Written problem => Write out nothing but the lines from the first line of the entries below through the line with "(0,0) rectangle (553,514);"; no pictures go in.

─── Records for the task ───

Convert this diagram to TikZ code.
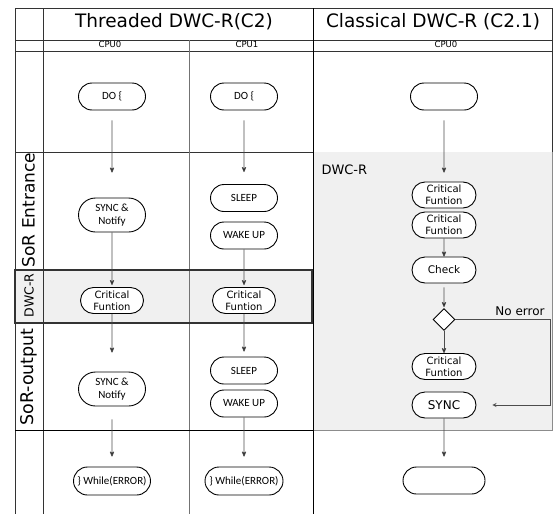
\documentclass[tikz,border=0pt]{standalone}
\usepackage{fontspec}
\setmainfont{DejaVu Sans}
\newfontfamily\stepfont{Carlito}
\usetikzlibrary{shapes,arrows}

\begin{document}
\begin{tikzpicture}[x=1pt,y=-1pt,>=stealth',auto,node distance=30pt,
                    blk/.style={rounded rectangle,draw,fill=white,line width=0.9pt,
                                minimum width=69pt,minimum height=27pt,inner sep=1pt,
                                align=center,font=\stepfont\fontsize{11}{13}\selectfont},
                    crit/.style={blk,minimum width=66pt,minimum height=26pt,
                                 font=\fontsize{10}{12}\selectfont},
                    dec/.style={diamond,draw,fill=white,line width=0.9pt,
                                minimum size=22pt,inner sep=0pt},
                    flow/.style={->,draw=black!70,line width=0.8pt},
                    grid/.style={draw=black!80,line width=0.8pt},
                    lane/.style={rotate=90,font=\fontsize{17}{18}\selectfont}]

  \useasboundingbox (0,0) rectangle (553,514);

  % shaded parts
  \fill[black!6] (15,270) rectangle (312,323);
  \fill[black!6] (313,152) rectangle (552,430);
  \draw[black!45,line width=0.8pt] (552,152) -- (552,430) -- (313,430);

  % table
  \draw[grid] (15,8) -- (552,8) -- (552,152);
  \draw[grid] (15,40) -- (552,40);
  \draw[grid] (15,51) -- (552,51);
  \draw[grid] (15,152) -- (313,152);
  \draw[grid] (15,8) -- (15,514);
  \draw[grid] (43,8) -- (43,514);
  \draw[draw=black!55,line width=0.8pt] (189,40) -- (189,514);
  \draw[black,line width=1pt] (313,8) -- (313,514);
  \draw[black,line width=1pt] (15,430) -- (313,430);
  \draw[black!80,line width=1.3pt] (15,270) rectangle (312,323);

  % headers
  \node (thr) at (174,22) {\fontsize{18.5}{20}\selectfont Threaded DWC-R(C2)};
  \node (cla) at (433,22) {\fontsize{18.5}{20}\selectfont Classical DWC-R (C2.1)};
  \node[font=\fontsize{8.5}{9}\selectfont] (cpuA) at (110,44.5) {CPU0};
  \node[font=\fontsize{8.5}{9}\selectfont] (cpuB) at (247,44.5) {CPU1};
  \node[font=\fontsize{8.5}{9}\selectfont] (cpuC) at (446,44.5) {CPU0};

  \node[lane] (ent) at (28.5,210) {SoR Entrance};
  \node[lane,font=\fontsize{12.5}{14}\selectfont] (dwc) at (29,295.5) {DWC-R};
  \node[lane,font=\fontsize{17.5}{18}\selectfont] (out) at (28.5,377) {SoR-output};
  \node[anchor=west,font=\fontsize{13}{14}\selectfont] (dwcc) at (318,170) {DWC-R};

  % CPU0 (threaded)
  \node[blk]  (do0)  at (112,96.5) {DO \{};
  \node[blk,minimum height=34pt] (sn0)  at (112,215)  {SYNC \&\\Notify};
  \node[crit,minimum width=65pt] (cf0)  at (112,300.5) {Critical\\Funtion};
  \node[blk,minimum height=34pt] (sn0b) at (112,389)  {SYNC \&\\Notify};
  \node[blk,minimum width=79pt,minimum height=28pt] (wh0) at (112,481) {\} While(ERROR)};

  % CPU1 (threaded)
  \node[blk]  (do1)  at (244,96.5) {DO \{};
  \node[blk]  (sl1)  at (244,198)  {SLEEP};
  \node[blk]  (wk1)  [below of=sl1,node distance=37.5pt] {WAKE UP};
  \node[crit,minimum width=65pt] (cf1)  at (244,300.5) {Critical\\Funtion};
  \node[blk]  (sl1b) at (244,370.5) {SLEEP};
  \node[blk]  (wk1b) [below of=sl1b,node distance=33pt] {WAKE UP};
  \node[blk,minimum width=80pt,minimum height=28pt] (wh1) at (244,481) {\} While(ERROR)};

  % CPU0 (classical)
  \node[blk]  (dc)  at (444,96.5) {};
  \node[crit] (cfa) at (444,195)  {Critical\\Funtion};
  \node[crit] (cfb) [below of=cfa] {Critical\\Funtion};
  \node[crit,font=\fontsize{10.5}{12}\selectfont] (ck) at (444,270) {Check};
  \node[dec]  (dm)  at (444,319.5) {};
  \node[crit] (cfc) at (444,366.5) {Critical\\Funtion};
  \node[crit,font=\fontsize{12}{14}\selectfont] (sy) at (444,405) {SYNC};
  \node[blk,minimum width=84pt] (de) at (444,480.5) {};
  \coordinate (turn) at (550,405);

  \path[flow] (do0)  edge[shorten <=10pt,shorten >=25pt] (sn0)
              (sn0)  edge[shorten >=2pt]                 (cf0)
              (cf0)  edge[shorten >=19pt]                (sn0b)
              (sn0b) edge[shorten <=13pt,shorten >=10pt] (wh0)
              (do1)  edge[shorten <=10pt,shorten >=12pt] (sl1)
              (wk1)  edge[shorten >=2pt]                 (cf1)
              (cf1)  edge[shorten >=5pt]                 (sl1b)
              (wk1b) edge[shorten >=10pt]                (wh1)
              (dc)   edge[shorten <=10pt,shorten >=9pt]  (cfa)
              (cfb)  edge                                (ck)
              (ck)   edge[shorten <=4pt,shorten >=1pt]   (dm)
              (dm)   edge                                (cfc)
              (sy)   edge[shorten >=10pt]                (de);

  \draw[flow,>=stealth,shorten >=16pt] (dm.east) -| (turn) -- (sy.east);
  \node[font=\fontsize{12}{14}\selectfont] (noerr) at (520,311) {No error};
\end{tikzpicture}
\end{document}
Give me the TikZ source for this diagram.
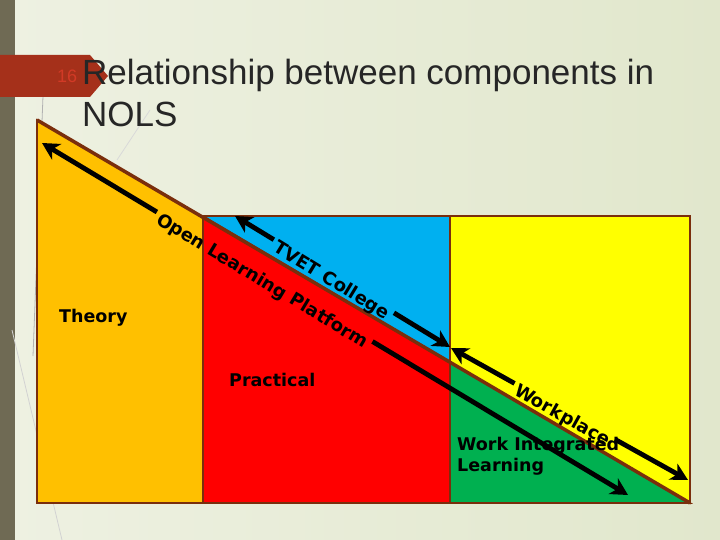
\documentclass[tikz,border=0pt]{standalone}
\usepackage{fontspec}
\setmainfont{Liberation Sans}
\newfontfamily\tagfont{DejaVu Sans}
\usetikzlibrary{arrows.meta,positioning}
\definecolor{slidebg}{HTML}{EEF1E2}
\definecolor{slidebgb}{HTML}{E1E7CC}
\definecolor{stripe}{HTML}{6F6A54}
\definecolor{tabred}{HTML}{A5301A}
\definecolor{numred}{HTML}{D23A26}
\definecolor{edgebrown}{HTML}{7A2E0C}
\definecolor{theorycol}{HTML}{FFC000}
\definecolor{practcol}{HTML}{FF0000}
\definecolor{tvetcol}{HTML}{00B0F0}
\definecolor{workcol}{HTML}{FFFF00}
\definecolor{wilcol}{HTML}{00B050}
\tikzset{
  zone/.style={draw=edgebrown, line width=1.6pt, line join=miter},
  bigarrow/.style={line width=4.8pt, {Stealth[length=17pt,width=18pt,inset=5pt]}-},
  arrowtag/.style={font=\tagfont\bfseries\fontsize{18}{20}\selectfont, inner xsep=4pt, inner ysep=-3.5pt},
  zonetag/.style={font=\tagfont\bfseries\fontsize{17.5}{21}\selectfont, inner sep=0pt, align=left},
  wisp/.style={draw=gray!60, line width=0.8pt}
}
\newcommand{\tagarrow}[5]{\path (#2) -- node[sloped, pos=#4, arrowtag, anchor=north] (#1) {#5} (#3);
        \draw[bigarrow] (#2) -- (#1.north west);
        \draw[bigarrow] (#3) -- (#1.north east);}

\begin{document}
\begin{tikzpicture}[x=1pt, y=-1pt]

  \fill[left color=slidebg, right color=slidebgb] (0,0) rectangle (720,540);
  \useasboundingbox (0,0) rectangle (720,540);
  \fill[stripe] (0,0) rectangle (15,540);
  \draw[wisp] (43,96) -- (33,356);
  \draw[wisp, draw=gray!35] (12,330) -- (62,540);
  \draw[wisp, draw=gray!30] (150,110) -- (117,160);

  \fill[tabred] (0,55) -- (90,55) -- (108,76) -- (90,97) -- (0,97) -- cycle;
  \node[anchor=base west, inner sep=0pt, text=numred, font=\fontsize{18}{18}\selectfont] (num) at (57,83) {16};
  \node[anchor=base west, inner sep=0pt, text=black!85, font=\fontsize{35}{42}\selectfont] (title) at (82,85) {Relationship between components in};
  \node[anchor=base west, inner sep=0pt, text=black!85, font=\fontsize{35}{42}\selectfont] (title2) at (82,127) {NOLS};

  \draw[zone, fill=theorycol] (37,120) -- (203,217) -- (203,503) -- (37,503) -- cycle;
  \draw[zone, fill=practcol] (203,217) -- (450,362) -- (450,503) -- (203,503) -- cycle;
  \draw[zone, fill=wilcol] (450,362) -- (690,503) -- (450,503) -- cycle;
  \draw[zone, fill=tvetcol] (203,216) -- (450,216) -- (450,362) -- cycle;
  \draw[zone, fill=workcol] (450,216) -- (690,216) -- (690,503) -- (450,362) -- cycle;
  \draw[edgebrown, line width=3.5pt] (37,120) -- (690,503);

  \coordinate (olTop) at (42,143);
  \coordinate (olEnd) at (628,495);
  \coordinate (tvTop) at (235,216);
  \coordinate (tvEnd) at (450,347);
  \coordinate (wpTop) at (451,348);
  \coordinate (wpEnd) at (688,480);

  \tagarrow{openlearn}{olTop}{olEnd}{0.38}{Open Learning Platform}
  \tagarrow{tvet}{tvTop}{tvEnd}{0.46}{TVET College}
  \tagarrow{workplace}{wpTop}{wpEnd}{0.48}{Workplace}

  \node[zonetag, anchor=base west] (theory) at (59,322) {Theory};
  \node[zonetag, anchor=base west] (practical) at (229,386) {Practical};
  \node[zonetag, anchor=north west] (wil) at (457,437) {Work Integrated\\Learning};

\end{tikzpicture}
\end{document}
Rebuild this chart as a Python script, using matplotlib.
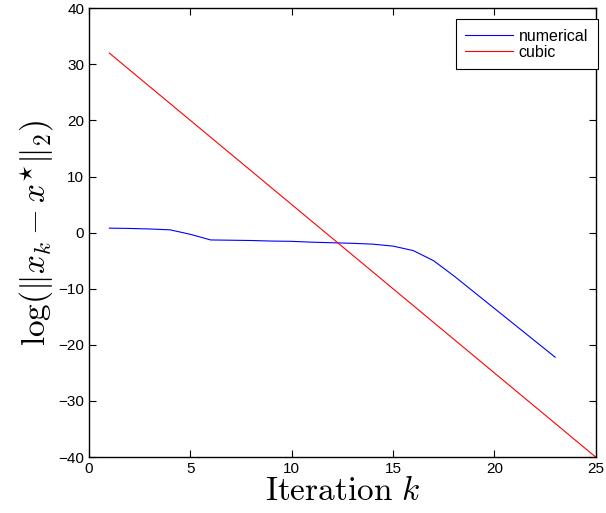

───

Right answer =>
Convert this diagram to TikZ code.
\documentclass[tikz,border=0pt]{standalone}
\usepackage{fontspec}
\setmainfont{DejaVu Sans}
\newfontfamily\stepfont{Carlito}
\usetikzlibrary{shapes,arrows}

\begin{document}
\begin{tikzpicture}[x=1pt,y=-1pt,>=stealth',auto,node distance=30pt,
                    blk/.style={rounded rectangle,draw,fill=white,line width=0.9pt,
                                minimum width=69pt,minimum height=27pt,inner sep=1pt,
                                align=center,font=\stepfont\fontsize{11}{13}\selectfont},
                    crit/.style={blk,minimum width=66pt,minimum height=26pt,
                                 font=\fontsize{10}{12}\selectfont},
                    dec/.style={diamond,draw,fill=white,line width=0.9pt,
                                minimum size=22pt,inner sep=0pt},
                    flow/.style={->,draw=black!70,line width=0.8pt},
                    grid/.style={draw=black!80,line width=0.8pt},
                    lane/.style={rotate=90,font=\fontsize{17}{18}\selectfont}]

  \useasboundingbox (0,0) rectangle (553,514);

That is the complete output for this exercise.